Can Penal Substitution be Justified on Utilitarian Grounds? --From Sola Ratione

I have discovered a blog, Sola Ratione, which has some good posts on the penal substitutionary theory of the atonement. With the author's permission, I am going to re-post them here. This one is entitled: Can Penal Substitution be Justified on Utilitarian Grounds?

"[T]he practice of penal substitution in other scenarios seems wrong. We do not think it good for the mother of a convicted rapist to serve his time in prison. I propose that the reason why such a transfer is morally counter-intuitive is that while the victim still has the right to transfer the punishment, the likely good ends of such punishment would not be served by such a transfer. Given that deterrence and prevention are the main potential goods of criminal punishment it is probably never good that such a penalty be transferred, for there is little hope of achieving these goods through a transfer." - Steven L. Porter "Swinburnian Atonement and the Doctrine of Penal Substitution," Oxford Readings in Philosophical Theology: Volume 1: Trinity, Incarnation, Atonement edited by Michael Rea (Oxford University Press, 2009): p. 326.

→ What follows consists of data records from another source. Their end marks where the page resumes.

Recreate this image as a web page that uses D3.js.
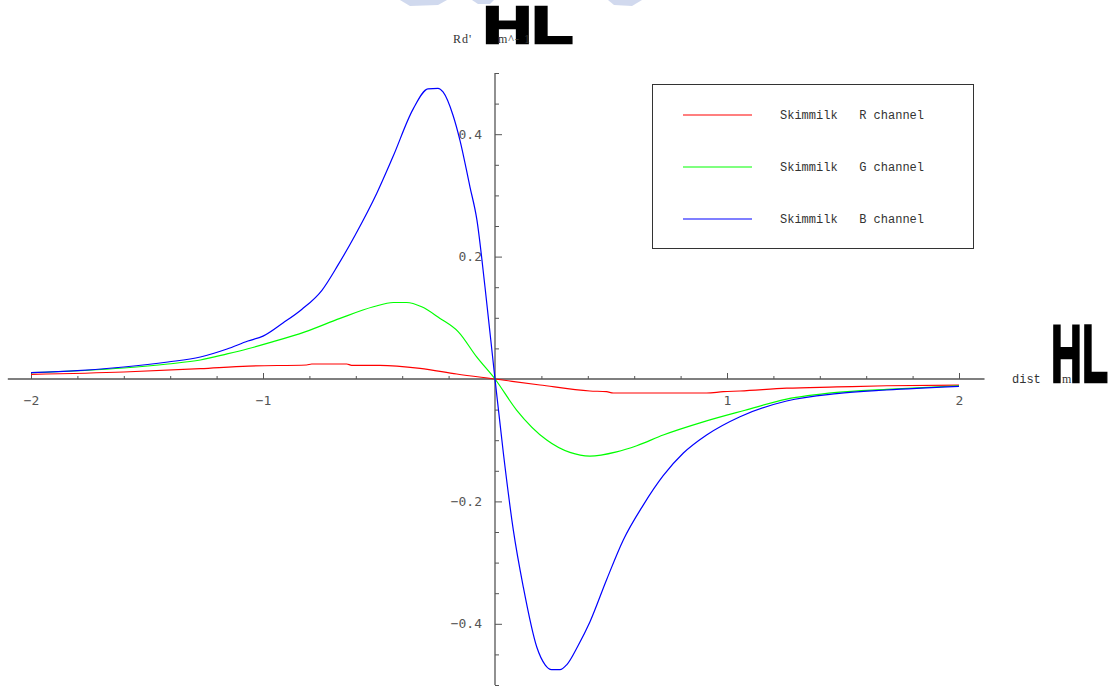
<!DOCTYPE html>
<html>
  <head>
    <meta charset="utf-8">
    <title>Skimmilk Rd'</title>
    <script src="https://d3js.org/d3.v7.min.js"></script>
    <style>
      body { margin: 0; background: #fff; }
      svg { display: block; }
    </style>
  </head>
  <body>
    <div class="chart"></div>
    <script>
      // values: dist (m) and Rd' (m^-1)
      var redX = [-2.0, -1.6, -1.27, -1.063, -0.812, -0.79, -0.639, -0.618, -0.496, -0.323, -0.165, 0, 0.194, 0.409, 0.481, 0.51, 0.912, 0.984, 1.056, 1.257, 1.473, 1.688, 2.0];
      var redY = [0.0076, 0.0114, 0.0169, 0.0212, 0.0229, 0.0245, 0.0245, 0.0224, 0.0224, 0.0174, 0.0082, 0, -0.0098, -0.0196, -0.0207, -0.0229, -0.0229, -0.0207, -0.0196, -0.015, -0.013, -0.011, -0.010];

      var greenX = [-2.0, -1.6, -1.41, -1.27, -1.155, -1.065, -0.956, -0.819, -0.668, -0.524, -0.438, -0.381, -0.316, -0.237, -0.158, -0.079, 0, 0.093, 0.223, 0.323, 0.409, 0.524, 0.611, 0.725, 0.898, 1.078, 1.257, 1.473, 1.688, 2.0];
      var greenY = [0.0103, 0.018, 0.0245, 0.031, 0.041, 0.0495, 0.061, 0.077, 0.099, 0.118, 0.125, 0.125, 0.118, 0.099, 0.077, 0.036, 0, -0.0507, -0.0997, -0.120, -0.126, -0.119, -0.109, -0.0915, -0.070, -0.051, -0.033, -0.022, -0.017, -0.011];

      var blueX = [-2.0, -1.8, -1.6, -1.41, -1.27, -1.155, -1.065, -1.0, -0.914, -0.832, -0.746, -0.677, -0.603, -0.509, -0.44, -0.353, -0.289, -0.246, -0.224, -0.181, -0.151, -0.108, -0.078, -0.043, 0, 0.036, 0.079, 0.122, 0.18, 0.216, 0.244, 0.28, 0.309, 0.359, 0.409, 0.481, 0.553, 0.639, 0.725, 0.812, 0.912, 1.056, 1.257, 1.473, 1.688, 2.0];
      var blueY = [0.0103, 0.0136, 0.0196, 0.0278, 0.036, 0.049, 0.062, 0.070, 0.0915, 0.114, 0.145, 0.186, 0.235, 0.304, 0.363, 0.441, 0.474, 0.475, 0.469, 0.431, 0.39, 0.314, 0.26, 0.150, 0, -0.121, -0.247, -0.340, -0.438, -0.467, -0.475, -0.475, -0.467, -0.435, -0.397, -0.328, -0.263, -0.206, -0.158, -0.121, -0.0915, -0.0616, -0.036, -0.024, -0.018, -0.012];

      var seriesNames = ["Skimmilk   R channel", "Skimmilk   G channel", "Skimmilk   B channel"];
      var seriesColors = ["#ff0000", "#00ff00", "#0000ff"];

      var xMajor = [-2, -1, 1, 2];
      var yMajor = [-0.4, -0.2, 0.2, 0.4];

      var canvas = d3.select("div.chart").append("svg")
        .attr("width", 1109)
        .attr("height", 686);

      var x = d3.scaleLinear().domain([-2, 2]).range([31, 959]);
      var y = d3.scaleLinear().domain([-0.5, 0.5]).range([685, 73]);

      // faint scan watermark at the very top
      var wm = canvas.append("g").attr("fill", "#c5d0ea").attr("opacity", 0.8);
      wm.append("path").attr("d", "M400,0 L447,0 L438,5 L410,6 Z");
      wm.append("path").attr("d", "M472,0 L494,0 L490,4 L478,4 Z");
      wm.append("path").attr("d", "M608,0 L642,0 L632,6 L614,5 Z");

      // axes through the origin
      canvas.append("line")
        .attr("x1", x(-2.1)).attr("x2", x(2.11))
        .attr("y1", y(0)).attr("y2", y(0))
        .attr("stroke", "#555").attr("stroke-width", 1.3);
      canvas.append("line")
        .attr("x1", x(0)).attr("x2", x(0))
        .attr("y1", y(0.5)).attr("y2", y(-0.5))
        .attr("stroke", "#555").attr("stroke-width", 1.3);

      var xMinor = d3.range(-20, 21, 2).map(function (d) { return d / 10; })
        .filter(function (d) { return Math.abs(d - Math.round(d)) > 1e-9; });
      var yMinor = d3.range(-10, 11, 1).map(function (d) { return d / 20; })
        .filter(function (d) { return Math.abs(d * 5 - Math.round(d * 5)) > 1e-9; });

      var xg = canvas.append("g").attr("transform", "translate(0," + y(0) + ")");
      xg.call(d3.axisBottom(x).tickValues(xMajor).tickFormat(d3.format("d"))
        .tickSizeInner(-6).tickSizeOuter(0).tickPadding(17));
      xg.append("g").call(d3.axisBottom(x).tickValues(xMinor).tickFormat("")
        .tickSizeInner(-3).tickSizeOuter(0));

      var yg = canvas.append("g").attr("transform", "translate(" + x(0) + ",0)");
      yg.call(d3.axisLeft(y).tickValues(yMajor).tickFormat(d3.format(".1f"))
        .tickSizeInner(-7).tickSizeOuter(0).tickPadding(13));
      yg.append("g").call(d3.axisLeft(y).tickValues(yMinor).tickFormat("")
        .tickSizeInner(-4).tickSizeOuter(0));

      canvas.selectAll(".domain").remove();
      canvas.selectAll(".tick line").attr("stroke", "#555");
      canvas.selectAll(".tick text")
        .attr("fill", "#555")
        .style("font-family", "'DejaVu Sans Mono', monospace")
        .style("font-size", "13px");

      // curves
      var line = d3.line()
        .x(function (d) { return x(d[0]); })
        .y(function (d) { return y(d[1]); })
        .curve(d3.curveMonotoneX);

      var series = [d3.zip(redX, redY), d3.zip(greenX, greenY), d3.zip(blueX, blueY)];
      canvas.append("g").selectAll("path")
        .data(series)
        .enter().append("path")
        .attr("d", line)
        .attr("fill", "none")
        .attr("stroke", function (d, i) { return seriesColors[i]; })
        .attr("stroke-width", 1.2);

      // legend
      var lg = canvas.append("g");
      lg.append("rect")
        .attr("x", 652.5).attr("y", 84.5)
        .attr("width", 321).attr("height", 164)
        .attr("fill", "#fff").attr("stroke", "#333");
      var items = lg.selectAll("g.item")
        .data(seriesNames)
        .enter().append("g")
        .attr("transform", function (d, i) { return "translate(0," + (115 + i * 52) + ")"; });
      items.append("line")
        .attr("x1", 683).attr("x2", 752)
        .attr("stroke", function (d, i) { return seriesColors[i]; })
        .attr("stroke-width", 1.2);
      items.append("text")
        .attr("x", 780).attr("y", 3.5)
        .style("white-space", "pre")
        .style("font-family", "'Liberation Mono', monospace")
        .style("font-size", "12px")
        .attr("fill", "#333")
        .text(function (d) { return d; });

      // axis labels (with the broken bracket glyphs)
      canvas.append("text")
        .attr("x", 483).attr("y", 43)
        .attr("textLength", 90).attr("lengthAdjust", "spacingAndGlyphs")
        .style("font-family", "'Liberation Sans', Arial, sans-serif")
        .style("font-weight", "bold").style("font-size", "51px")
        .attr("fill", "#000").attr("stroke", "#000").attr("stroke-width", 2.5)
        .text("HL");
      canvas.append("text")
        .attr("x", 453).attr("y", 43)
        .style("font-family", "'Liberation Serif', serif")
        .style("font-size", "12px").style("letter-spacing", "1px")
        .attr("fill", "#333")
        .text("Rd'");
      canvas.append("text")
        .attr("x", 498).attr("y", 43)
        .style("font-family", "'Liberation Serif', serif")
        .style("font-size", "12px").style("letter-spacing", "1px")
        .attr("fill", "#333")
        .text("m^- 1");

      canvas.append("text")
        .attr("x", 1012).attr("y", 383)
        .style("font-family", "'Liberation Mono', monospace")
        .style("font-size", "12px")
        .attr("fill", "#333")
        .text("dist");
      canvas.append("text")
        .attr("x", 1051).attr("y", 382)
        .attr("textLength", 57).attr("lengthAdjust", "spacingAndGlyphs")
        .style("font-family", "'Liberation Sans', Arial, sans-serif")
        .style("font-weight", "bold").style("font-size", "82px")
        .attr("fill", "#000").attr("stroke", "#000").attr("stroke-width", 2.5)
        .text("HL");
      canvas.append("text")
        .attr("x", 1062).attr("y", 383)
        .style("font-family", "'Liberation Serif', serif")
        .style("font-size", "12px")
        .attr("fill", "#333")
        .text("m");
    </script>
  </body>
</html>
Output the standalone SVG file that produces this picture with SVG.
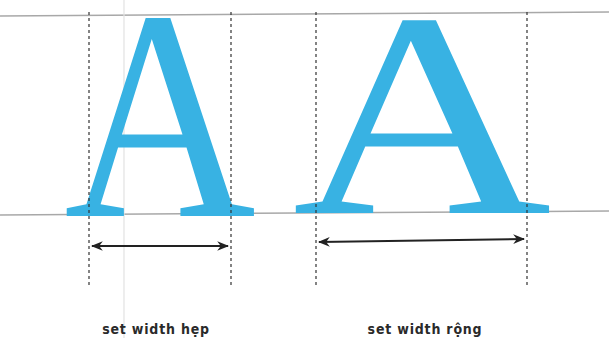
<svg xmlns="http://www.w3.org/2000/svg" width="609" height="338" viewBox="0 0 609 338">
<style>
.guide{stroke:#a8a8a8;stroke-width:1.5;fill:none}
.dash{stroke:#333;stroke-width:1.2;stroke-dasharray:3,3;fill:none}
.arrow{stroke:#222;stroke-width:2;fill:none;marker-start:url(#ah);marker-end:url(#ah)}
.glyph{font-family:"Liberation Serif","Times New Roman",serif;fill:#38b2e3;text-anchor:middle}
.label{font-family:"DejaVu Sans Condensed","DejaVu Sans",sans-serif;font-weight:bold;font-size:14px;letter-spacing:0.8px;fill:#2a2a2a;text-anchor:middle}
</style>
<defs>
<marker id="ah" viewBox="0 0 10 10" refX="9" refY="5" markerWidth="6" markerHeight="6" orient="auto-start-reverse" markerUnits="strokeWidth">
<path d="M0,1 L10,5 L0,9 L3,5 Z" fill="#222"/>
</marker>
</defs>
<rect width="609" height="338" fill="#fff"/>
<g id="guides">
<line class="guide" x1="0" y1="16" x2="609" y2="12"/>
<line class="guide" x1="0" y1="215" x2="609" y2="211"/>
<line x1="124" y1="0" x2="124" y2="338" stroke="#e2e2e2" stroke-width="1.2"/>
</g>
<g id="letter-narrow">
<text class="glyph" font-size="300" transform="translate(160,216) scale(0.885,1)">A</text>
</g>
<g id="letter-wide">
<text class="glyph" font-size="292" transform="translate(422,213) scale(1.23,1)">A</text>
</g>
<g id="connectors">
<line class="dash" x1="89" y1="12" x2="89" y2="285"/>
<line class="dash" x1="231" y1="12" x2="231" y2="285"/>
<line class="dash" x1="316" y1="12" x2="316" y2="285"/>
<line class="dash" x1="527" y1="12" x2="527" y2="285"/>
<line class="arrow" x1="92" y1="246" x2="228" y2="246"/>
<line class="arrow" x1="319" y1="242" x2="524" y2="239"/>
</g>
<g id="label-narrow">
<text class="label" x="156" y="334">set width hẹp</text>
</g>
<g id="label-wide">
<text class="label" x="425" y="334">set width rộng</text>
</g>
</svg>
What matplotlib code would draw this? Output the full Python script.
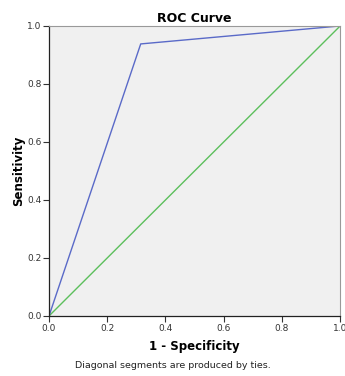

Just when we thought Porter's theory of punishment was retributivist through and through, it turns out that he is a utilitarian after all. What else could he mean by saying that: "deterrence and prevention are the main potential goods of criminal punishment."

Clearly, there is some confusion in Porter's mind here – and no doubt he would retract this statement, and revert to his usual retributivism, if its consequences were pointed out. But it is worth taking him seriously at this point, just to expose the trouble that a utilitarian version of penal substitution will encounter.

Let's suppose that the father of a convicted rapist agrees to serve the time in prison on behalf of his son. No one but the judge, the son and the victim knows about this transfer. So far as the public are concerned, the right man has been jailed.

Let's also assume that the son is duly chastened by his father's amazing sacrifice, and turns his life around. He does not re-offend, and goes on to live his life as an up-standing citizen.

In such a case, it looks like the penal substitution has brought about the "main potential goods of criminal punishment". We have both specific and general deterrence (so far as that is ever possible) in the bag.

And yet.

An innocent man has been punished, with the full knowledge and authorization of the legal system. This is outrageous. It makes no difference at all that the transaction was voluntary, or that the good of deterrence was achieved.

It is morally wrong to punish the innocent. Period.

Private citizens, even victims, can offer themselves up as sacrificial lambs if they like. But our legal officials have the right to over-rule this offer – as a matter of justice, and as is their duty as upholders of the 'rule of law' values of impartiality, independence and consistency. As Andrew Ashworth puts it:

"Just because a person commits an offence against me, however, that does not privilege my voice above that of the court (acting 'in the general public interest') in the matter of the offender's punishment. A justification for this lies in social contract reasoning, along the lines that the state may be said to undertake the duty of administering justice and protecting citizens in return for citizens giving up their right to self-help (except in cases of urgency) in the cause of better social order. " A. Ashworth, "Responsibilities, Rights and Restorative Justice" Brit. J. Criminology (2002) 42: 578-595: p. 585.